Je voudrais mettre au clair les associations d'idées qui émergent en moi comme l'écume au gré des vagues. Bien, j'ai cédé une fois encore à l'illusion - la croyance en moi - qu'il est momentanément possible d'échapper aux influences du monde par la communion. C'est vrai, c'est possible. Mais pas par n'importe quelle sorte d'union.
Car il semble clairement impossible d'exprimer d'émotion positive sans être la proie de "l'influence du monde", il faut pour cela les repousser par une union, laquelle forme une espèce de cercle protecteur presque magique. Un refuge. Lorsque deux aimants se collent, ils semblent former un système autonome.
Hélas, rien au-dehors n'est autre que fausseté, mensonge, vilenie, calcul.
De la pureté, il n'y a qu'un simulacre qui est agité comme du papier à mouche, simulacre si parfait que personne n'y résiste.
Les quelques mouches ou papillons mécaniques qui échappent aux pièges ont encore plus de chances d'être pris dans un autre piège dont ils ne connaissent la nature.
Observer l'araignée-orchidée ou les plantes carnivores est instructif.

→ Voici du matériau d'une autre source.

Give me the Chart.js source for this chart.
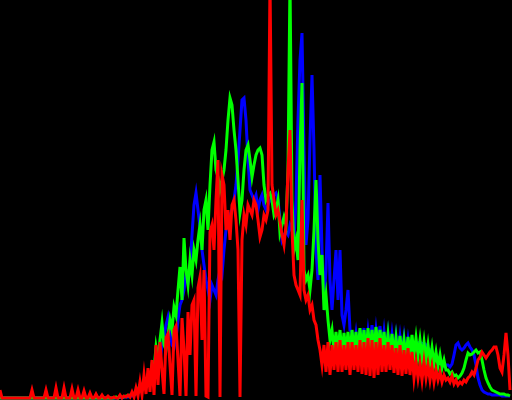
<!DOCTYPE html>
<html>
<head>
<meta charset="utf-8">
<script src="https://cdn.jsdelivr.net/npm/chart.js@4"></script>
<style>
    html, body { margin: 0; padding: 0; background: #000; }
    #wrap { width: 512px; height: 400px; position: relative; }
</style>
</head>
<body>
<div id="wrap"><canvas id="histChart"></canvas></div>
<script>
// Per-channel histogram, 256 bins, heights (0..400)
const redCounts = [
    10,2,2,2,2,2,2,2,2,2,2,2,2,2,2,2,
    10,2,2,2,2,2,2,10,2,2,2,2,12,2,2,2,
    12,2,2,2,11,2,2,10,2,2,9,2,2,7,2,2,
    6,2,2,5,2,2,4,2,2,3,2,2,5,2,4,3,
    5,3,8,3,12,4,18,5,25,6,32,8,40,5,55,15,
    58,30,6,62,66,35,5,70,74,40,4,82,50,4,88,45,
    95,100,4,112,123,60,130,4,3,168,175,150,200,240,3,225,
    215,170,190,160,195,200,180,150,3,160,185,175,195,190,185,200,
    195,180,163,170,185,180,190,420,215,200,185,190,178,165,155,175,
    230,270,170,125,115,110,105,200,110,100,105,90,95,80,75,60,
    50,35,55,28,58,25,55,30,58,28,60,28,55,30,58,25,
    58,30,55,28,60,26,58,25,62,24,60,22,58,25,62,28,
    55,28,58,30,55,27,52,25,55,24,50,26,52,25,48,22,
    38,22,36,20,38,22,35,20,33,18,30,20,28,18,25,20,
    22,18,24,16,20,15,18,16,20,18,22,24,28,25,32,40,
    43,48,45,42,45,48,50,53,53,45,32,28,45,67,45,10
];

const greenCounts = [
    2,2,2,2,2,2,2,2,2,2,2,2,2,2,2,2,
    2,2,2,2,2,2,2,2,2,2,2,2,2,2,2,2,
    2,2,2,2,2,2,2,2,2,2,2,2,2,2,2,2,
    2,2,2,2,2,2,2,2,2,2,3,2,3,3,3,4,
    4,5,6,5,8,10,15,12,20,16,25,20,35,30,53,40,
    60,77,55,50,65,80,70,93,85,110,133,100,162,130,115,140,
    125,150,140,160,175,150,190,200,170,215,250,258,230,223,210,220,
    230,250,280,302,295,270,250,220,187,200,230,250,255,240,223,235,
    245,250,252,245,215,200,205,207,200,185,190,200,167,175,183,175,
    230,420,200,150,160,140,250,317,130,120,125,110,130,170,220,160,
    125,145,90,105,80,60,70,48,68,47,70,46,67,48,68,45,
    70,48,68,46,72,48,70,45,72,47,70,48,73,50,70,48,
    68,46,65,45,66,44,62,43,64,45,60,42,63,44,65,45,
    62,44,60,42,58,40,55,38,52,36,48,34,45,32,40,30,
    30,26,28,24,25,22,24,27,32,40,47,45,46,48,50,47,
    48,40,30,22,17,13,10,9,8,7,6,6,6,5,5,4
];

const blueCounts = [
    2,2,2,2,2,2,2,2,2,2,2,2,2,2,2,2,
    2,2,2,2,2,2,2,2,2,2,2,2,2,2,2,2,
    2,2,2,2,2,2,2,2,2,2,2,2,2,2,2,2,
    2,2,2,2,2,2,2,2,2,2,2,2,3,2,3,3,
    3,4,4,5,6,7,9,10,12,14,16,18,22,25,30,35,
    40,55,62,75,83,70,55,52,62,80,95,100,110,125,118,133,
    165,195,207,190,173,150,135,120,110,100,115,110,105,120,130,125,
    150,170,180,185,190,200,215,240,270,300,302,280,240,210,205,200,
    205,190,200,205,195,190,195,200,202,205,207,200,180,160,165,168,
    165,175,170,160,200,280,340,367,250,155,180,260,325,250,150,120,
    225,150,100,130,197,120,90,120,150,100,150,85,75,90,110,70,
    68,50,66,48,70,50,72,48,68,50,75,50,70,52,74,50,
    68,48,66,46,65,47,64,46,63,45,62,44,60,45,58,50,
    55,57,58,56,57,55,52,50,46,44,42,40,38,36,34,35,
    35,33,36,45,55,57,52,50,52,55,57,53,50,45,35,22,
    15,10,8,7,6,6,5,5,5,5,5,4,4,4,4,4
];

// pair each count with its bin index for the linear x axis
function toPoints(counts) {
    return counts.map((v, i) => ({ x: i, y: v }));
}

function channel(label, counts, color, order) {
    return {
        label: label,
        data: toPoints(counts),
        borderColor: color,
        borderWidth: 3,
        pointRadius: 0,
        tension: 0,
        fill: false,
        order: order,
    };
}

const ctx = document.getElementById('histChart').getContext('2d');

new Chart(ctx, {
    type: 'line',
    data: {
        datasets: [
            channel('B', blueCounts, 'rgb(0, 0, 255)', 3),
            channel('G', greenCounts, 'rgb(0, 255, 0)', 2),
            channel('R', redCounts, 'rgb(255, 0, 0)', 1),
        ],
    },
    options: {
        responsive: true,
        maintainAspectRatio: false,
        animation: false,
        layout: { padding: 0 },
        scales: {
            x: { type: 'linear', min: 0, max: 256, display: false },
            y: { min: 0, max: 400, display: false },
        },
        plugins: {
            legend: { display: false },
            tooltip: { enabled: false },
        },
    },
});
</script>
</body>
</html>
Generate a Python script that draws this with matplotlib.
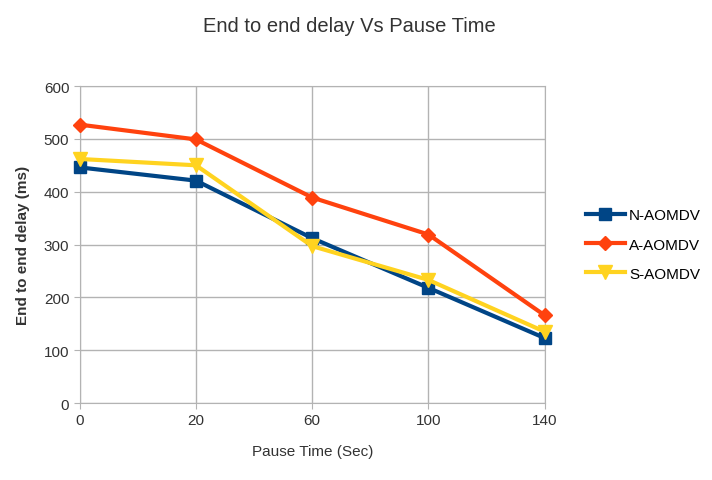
import matplotlib.pyplot as plt

plt.rcParams['font.family'] = ['Liberation Sans', 'DejaVu Sans']

pause_labels = ['0', '20', '60', '100', '140']
n_aomdv = [446, 421, 312, 218, 123]
a_aomdv = [527, 499, 389, 319, 166]
s_aomdv = [462, 450, 297, 233, 135]

fig = plt.figure(figsize=(7.12, 4.81), dpi=100)
ax = fig.add_axes([0.112, 0.160, 0.653, 0.659])

x = range(len(pause_labels))
ax.plot(x, n_aomdv, color='#004586', lw=3, marker='s', ms=9, label='N-AOMDV', zorder=3, clip_on=False)
ax.plot(x, a_aomdv, color='#ff420e', lw=3, marker='D', ms=7, label='A-AOMDV', zorder=4, clip_on=False)
ax.plot(x, s_aomdv, color='#ffd320', lw=3, marker='v', ms=10, label='S-AOMDV', zorder=5, clip_on=False)

ax.set_xlim(0, len(pause_labels) - 1)
ax.set_ylim(0, 600)
ax.set_xticks(list(x))
ax.set_xticklabels(pause_labels)
ax.set_yticks(range(0, 601, 100))
ax.grid(axis='both', color='#b3b3b3', lw=1)
ax.set_axisbelow(True)
for s in ax.spines.values():
    s.set_color('#b3b3b3')
ax.tick_params(colors='#b3b3b3', labelcolor='#333333', labelsize=11, length=4)

ax.set_xlabel('Pause Time (Sec)', fontsize=11, color='#333333', labelpad=12)
ax.set_ylabel('End to end delay (ms)', fontsize=11, color='#333333', labelpad=10, fontweight='bold')
fig.suptitle('End to end delay Vs Pause Time', x=0.49, y=0.965, fontsize=14.5, color='#333333')

ax.legend(loc='center left', bbox_to_anchor=(1.06, 0.5), frameon=False, fontsize=11,
          handlelength=2.5, labelspacing=1.0, handletextpad=0.3)

fig.savefig('out.png', dpi=100)
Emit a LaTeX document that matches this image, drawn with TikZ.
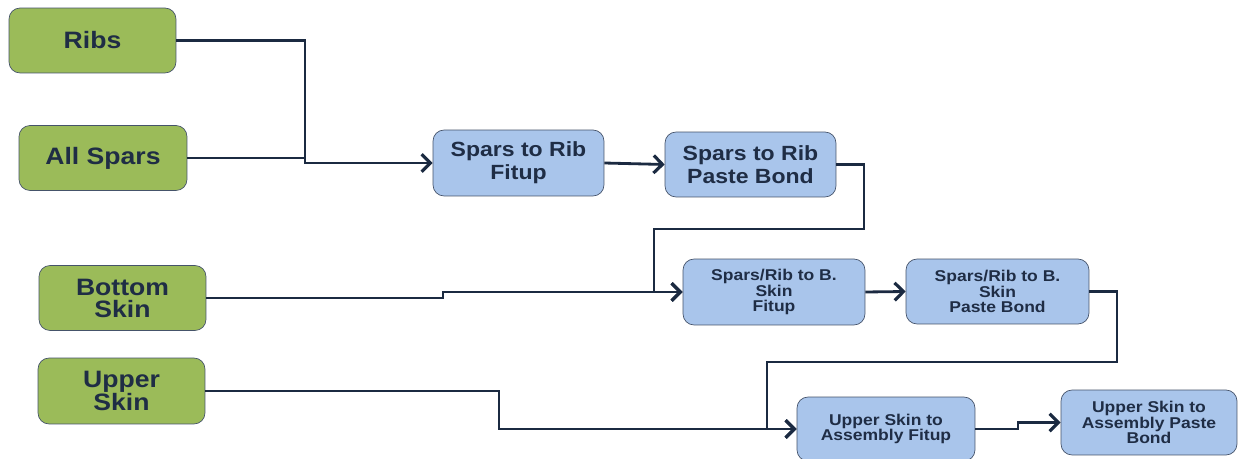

Pour l'insecte butineur, il n'y a pas de différence entre le VRAI parfum d'une VRAIE fleur et le faux parfum d'une fleur trompeuse.
L'organe des sens les perçoit exactement de la même manière d'où justement l'efficacité du piège. Pensez aux vitres dont le reflet brise atrocement les cous des oiseaux.
La société humaine reproduit les dynamiques naturelles car les mêmes forces s'y manifestent.
Demandez-vous pourquoi, dans ce terrain pauvre qui est le notre, dans ce marécage d'hommes, qui fermente et s'étale sur des couches innombrables de chair et d'os, nous parvenons à survivre en inhalant l'odeur pestilentielle.
Quiconque doit ou bien rejeter l'horreur et la vision constante d'innombrables âmes qui se jettent dans ce tourment pour s'y disloquer, ou bien, accepter cet état des choses et se mettre, soi-même, à mentir, à tromper, à pervertir, à corrompre, à découper les esprits pour s'en réserver les meilleurs morceaux.
Manipulation de jour comme manipulation de nuit, manipulation toujours et encore, rien ni personne n'y échappe. Chacun porte le sceau de l'horreur quelque part en soi, et trouve les plus fantaisistes des justifications.
Comment faire la moindre chose, le moindre geste, le moindre pas, et prendre la moindre décision, qui pourrait d'une façon ou d'une autre, perpétrer l'évidente horreur de la situation ? Comment est-ce possible que tout continue ?
Il faut se rendre à l'évidence, cela implique de façon certaine la participation à l'horreur de chacun d'entre nous.
Sans cette participation implicite, passive, il n'y aurait d'horreur.
Il suffirait de quelques individus conscients, qui à l'unisson porteraient leurs forces dans un Non définitif pour que tout s'arrête.
Or, ce n'est pas le cas, et derrière tout masque il y a un criminel, un assassin, un bourreau, un monstre, une créature avide et sanguinaire.
Il n'y a d'autre solution que de rester ou partir.
Se retirer minutieusement du papier gluant maudit, progressivement détacher ses points d'appui, et s'envoler.
Nous ne pourrions espérer de décollage sans le rejet décisif de toutes les charges qui nous retiennent à la terre, sans la scission de tous les fils de la toile malfaisante.
Et ce, sans jamais ne donner l'impression de se libérer, sans quoi l'attention de l'araignée serait immédiatement captée.
Partir dans la nuit, silencieusement, pour des adieux définitifs.
La plus grande attention est demandée, une attention totale, qui voit le plus clairement le spectre de la mort qui recouvre toute lumière. Car toute lumière est ici fausse et illusoire.
Le signal retentit et chacun sait ce qu'il doit impérativement exécuter. Mettre ses affaires en ordre et s'en aller, avant le levé du soleil. La liberté et l'âme sont une richesse si immense que toutes nos idées, et tout ce qui nous constitue, de l'atome jusqu'aux galaxies, ne peuvent faire pencher la balance à leur avantage.
Rien ne peut rivaliser avec l'âme, rien ne peut égaler la liberté.
Le signal a retenti. Il faut partir ou mourir. Ensemble, chacun de son côté, dans une coordination silencieuse, en un battement d'ailes, nous partons. Plus jamais nous n'accepterons l'horreur.
Il n'est aucun empire humain, Au dessus de moi je ne vois que des oiseaux de mer.